» **Collected material**:
────

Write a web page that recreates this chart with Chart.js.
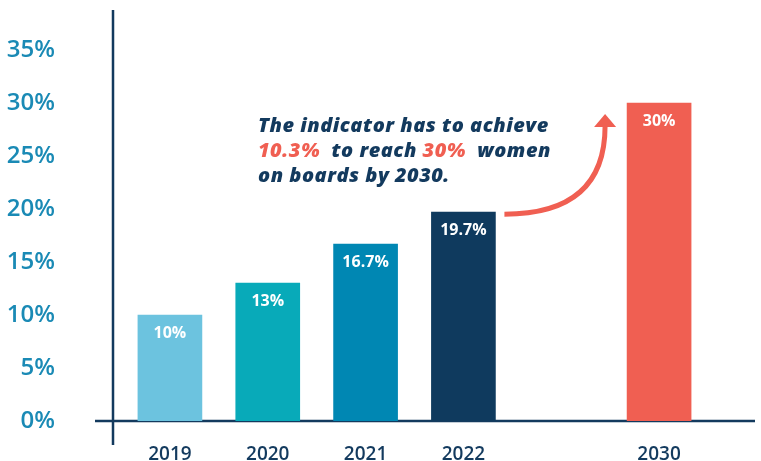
<!DOCTYPE html>
<html lang="en">
<head>
  <meta charset="UTF-8">
  <title>Women on boards</title>
  <script src="https://cdn.jsdelivr.net/npm/chart.js"></script>
  <style>
    html, body { margin: 0; padding: 0; background: #fff; }
    #wrap { width: 761px; height: 461px; position: relative; }
  </style>
</head>
<body>
  <div id="wrap"><canvas id="chart"></canvas></div>

  <script>
    // data
    const years = ['2019', '2020', '2021', '2022', '', '2030'];
    const share = [10, 13, 16.7, 19.7, null, 30];
    const valueLabels = ['10%', '13%', '16.7%', '19.7%', '', '30%'];
    const barColors = ['#6CC3DF', '#08AAB9', '#0087B3', '#0F3A5E', '#ffffff', '#F05F52'];
    const yTicks = [0, 5, 10, 15, 20, 25, 30, 35];

    const NAVY = '#133A5E';
    const CORAL = '#F05F52';
    const FONT = '"Open Sans", "DejaVu Sans", sans-serif';

    // axis lines crossing each other, like the original
    const axisLines = {
      id: 'axisLines',
      beforeDatasetsDraw(chart) {
        const { ctx, chartArea } = chart;
        const y0 = chart.scales.y.getPixelForValue(0);
        const xAxis = chartArea.left - 8;
        ctx.save();
        ctx.strokeStyle = NAVY;
        ctx.lineWidth = 2.5;
        ctx.beginPath();
        ctx.moveTo(xAxis, 10);
        ctx.lineTo(xAxis, 445);
        ctx.moveTo(95, y0);
        ctx.lineTo(755, y0);
        ctx.stroke();
        ctx.restore();
      }
    };

    // white value labels inside the top of each bar
    const barLabels = {
      id: 'barLabels',
      afterDatasetsDraw(chart) {
        const { ctx } = chart;
        const meta = chart.getDatasetMeta(0);
        ctx.save();
        ctx.fillStyle = '#fff';
        ctx.font = `bold 16px ${FONT}`;
        ctx.textAlign = 'center';
        ctx.textBaseline = 'middle';
        meta.data.forEach((bar, i) => {
          if (share[i] == null) return;
          ctx.fillText(valueLabels[i], bar.x, bar.y + 18);
        });
        ctx.restore();
      }
    };

    // callout text + curved arrow towards the 2030 target
    const callout = {
      id: 'callout',
      afterDraw(chart) {
        const { ctx } = chart;
        const meta = chart.getDatasetMeta(0);
        const b22 = meta.data[3];
        const b30 = meta.data[5];

        ctx.save();
        ctx.font = `italic 800 20px ${FONT}`;
        ctx.letterSpacing = '0.5px';
        ctx.textBaseline = 'middle';
        ctx.textAlign = 'left';
        const lines = [
          [['The indicator has to achieve', NAVY]],
          [['10.3%', CORAL], ['  to reach ', NAVY], ['30%', CORAL], ['  women', NAVY]],
          [['on boards by 2030.', NAVY]]
        ];
        lines.forEach((parts, li) => {
          let x = 258;
          const y = 126 + li * 25;
          parts.forEach(([txt, col]) => {
            ctx.fillStyle = col;
            ctx.fillText(txt, x, y);
            x += ctx.measureText(txt).width;
          });
        });

        // arrow
        const sx = b22.x + b22.width / 2 + 9;
        const sy = b22.y + 2;
        const ex = b30.x - b30.width / 2 - 22;
        const ey = b30.y + 23;
        ctx.strokeStyle = CORAL;
        ctx.lineWidth = 5;
        ctx.beginPath();
        ctx.moveTo(sx, sy);
        ctx.quadraticCurveTo(ex, sy, ex, ey);
        ctx.stroke();
        ctx.fillStyle = CORAL;
        ctx.beginPath();
        ctx.moveTo(ex, ey - 12);
        ctx.lineTo(ex - 11, ey + 1);
        ctx.lineTo(ex + 11, ey + 1);
        ctx.closePath();
        ctx.fill();
        ctx.restore();
      }
    };

    new Chart(document.getElementById('chart'), {
      type: 'bar',
      data: {
        labels: years,
        datasets: [{
          data: share,
          backgroundColor: barColors,
          barThickness: 64,
          borderWidth: 0
        }]
      },
      options: {
        responsive: true,
        maintainAspectRatio: false,
        animation: false,
        layout: { padding: { left: 0, right: 53, top: 50, bottom: 0 } },
        plugins: {
          legend: { display: false },
          tooltip: { enabled: false }
        },
        scales: {
          x: {
            grid: { display: false },
            border: { display: false },
            ticks: {
              color: NAVY,
              font: { family: FONT, size: 19, weight: '600' },
              padding: 14
            },
            afterFit(scale) {
              scale.height = 40;
              scale.paddingLeft = 0;
              scale.paddingRight = 0;
            }
          },
          y: {
            min: 0,
            max: 35,
            grid: { display: false },
            border: { display: false },
            afterBuildTicks(scale) {
              scale.ticks = yTicks.map(v => ({ value: v }));
            },
            ticks: {
              color: '#1A8AB5',
              font: { family: FONT, size: 24, weight: '600' },
              padding: 58,
              callback: v => v + '%'
            },
            afterFit(scale) {
              scale.width = 121;
              scale.paddingTop = 0;
              scale.paddingBottom = 0;
            }
          }
        }
      },
      plugins: [axisLines, barLabels, callout]
    });
  </script>
</body>
</html>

────

» **Exercise objective**:
Retype each line of the listing above word for word. Exclude the pictures.

» **Worked solution**:
Write a web page that recreates this chart with Chart.js.
<!DOCTYPE html>
<html lang="en">
<head>
  <meta charset="UTF-8">
  <title>Women on boards</title>
  <script src="https://cdn.jsdelivr.net/npm/chart.js"></script>
  <style>
    html, body { margin: 0; padding: 0; background: #fff; }
    #wrap { width: 761px; height: 461px; position: relative; }
  </style>
</head>
<body>
  <div id="wrap"><canvas id="chart"></canvas></div>

  <script>
    // data
    const years = ['2019', '2020', '2021', '2022', '', '2030'];
    const share = [10, 13, 16.7, 19.7, null, 30];
    const valueLabels = ['10%', '13%', '16.7%', '19.7%', '', '30%'];
    const barColors = ['#6CC3DF', '#08AAB9', '#0087B3', '#0F3A5E', '#ffffff', '#F05F52'];
    const yTicks = [0, 5, 10, 15, 20, 25, 30, 35];

    const NAVY = '#133A5E';
    const CORAL = '#F05F52';
    const FONT = '"Open Sans", "DejaVu Sans", sans-serif';

    // axis lines crossing each other, like the original
    const axisLines = {
      id: 'axisLines',
      beforeDatasetsDraw(chart) {
        const { ctx, chartArea } = chart;
        const y0 = chart.scales.y.getPixelForValue(0);
        const xAxis = chartArea.left - 8;
        ctx.save();
        ctx.strokeStyle = NAVY;
        ctx.lineWidth = 2.5;
        ctx.beginPath();
        ctx.moveTo(xAxis, 10);
        ctx.lineTo(xAxis, 445);
        ctx.moveTo(95, y0);
        ctx.lineTo(755, y0);
        ctx.stroke();
        ctx.restore();
      }
    };

    // white value labels inside the top of each bar
    const barLabels = {
      id: 'barLabels',
      afterDatasetsDraw(chart) {
        const { ctx } = chart;
        const meta = chart.getDatasetMeta(0);
        ctx.save();
        ctx.fillStyle = '#fff';
        ctx.font = `bold 16px ${FONT}`;
        ctx.textAlign = 'center';
        ctx.textBaseline = 'middle';
        meta.data.forEach((bar, i) => {
          if (share[i] == null) return;
          ctx.fillText(valueLabels[i], bar.x, bar.y + 18);
        });
        ctx.restore();
      }
    };

    // callout text + curved arrow towards the 2030 target
    const callout = {
      id: 'callout',
      afterDraw(chart) {
        const { ctx } = chart;
        const meta = chart.getDatasetMeta(0);
        const b22 = meta.data[3];
        const b30 = meta.data[5];

        ctx.save();
        ctx.font = `italic 800 20px ${FONT}`;
        ctx.letterSpacing = '0.5px';
        ctx.textBaseline = 'middle';
        ctx.textAlign = 'left';
        const lines = [
          [['The indicator has to achieve', NAVY]],
          [['10.3%', CORAL], ['  to reach ', NAVY], ['30%', CORAL], ['  women', NAVY]],
          [['on boards by 2030.', NAVY]]
        ];
        lines.forEach((parts, li) => {
          let x = 258;
          const y = 126 + li * 25;
          parts.forEach(([txt, col]) => {
            ctx.fillStyle = col;
            ctx.fillText(txt, x, y);
            x += ctx.measureText(txt).width;
          });
        });

        // arrow
        const sx = b22.x + b22.width / 2 + 9;
        const sy = b22.y + 2;
        const ex = b30.x - b30.width / 2 - 22;
        const ey = b30.y + 23;
        ctx.strokeStyle = CORAL;
        ctx.lineWidth = 5;
        ctx.beginPath();
        ctx.moveTo(sx, sy);
        ctx.quadraticCurveTo(ex, sy, ex, ey);
        ctx.stroke();
        ctx.fillStyle = CORAL;
        ctx.beginPath();
        ctx.moveTo(ex, ey - 12);
        ctx.lineTo(ex - 11, ey + 1);
        ctx.lineTo(ex + 11, ey + 1);
        ctx.closePath();
        ctx.fill();
        ctx.restore();
      }
    };

    new Chart(document.getElementById('chart'), {
      type: 'bar',
      data: {
        labels: years,
        datasets: [{
          data: share,
          backgroundColor: barColors,
          barThickness: 64,
          borderWidth: 0
        }]
      },
      options: {
        responsive: true,
        maintainAspectRatio: false,
        animation: false,
        layout: { padding: { left: 0, right: 53, top: 50, bottom: 0 } },
        plugins: {
          legend: { display: false },
          tooltip: { enabled: false }
        },
        scales: {
          x: {
            grid: { display: false },
            border: { display: false },
            ticks: {
              color: NAVY,
              font: { family: FONT, size: 19, weight: '600' },
              padding: 14
            },
            afterFit(scale) {
              scale.height = 40;
              scale.paddingLeft = 0;
              scale.paddingRight = 0;
            }
          },
          y: {
            min: 0,
            max: 35,
            grid: { display: false },
            border: { display: false },
            afterBuildTicks(scale) {
              scale.ticks = yTicks.map(v => ({ value: v }));
            },
            ticks: {
              color: '#1A8AB5',
              font: { family: FONT, size: 24, weight: '600' },
              padding: 58,
              callback: v => v + '%'
            },
            afterFit(scale) {
              scale.width = 121;
              scale.paddingTop = 0;
              scale.paddingBottom = 0;
            }
          }
        }
      },
      plugins: [axisLines, barLabels, callout]
    });
  </script>
</body>
</html>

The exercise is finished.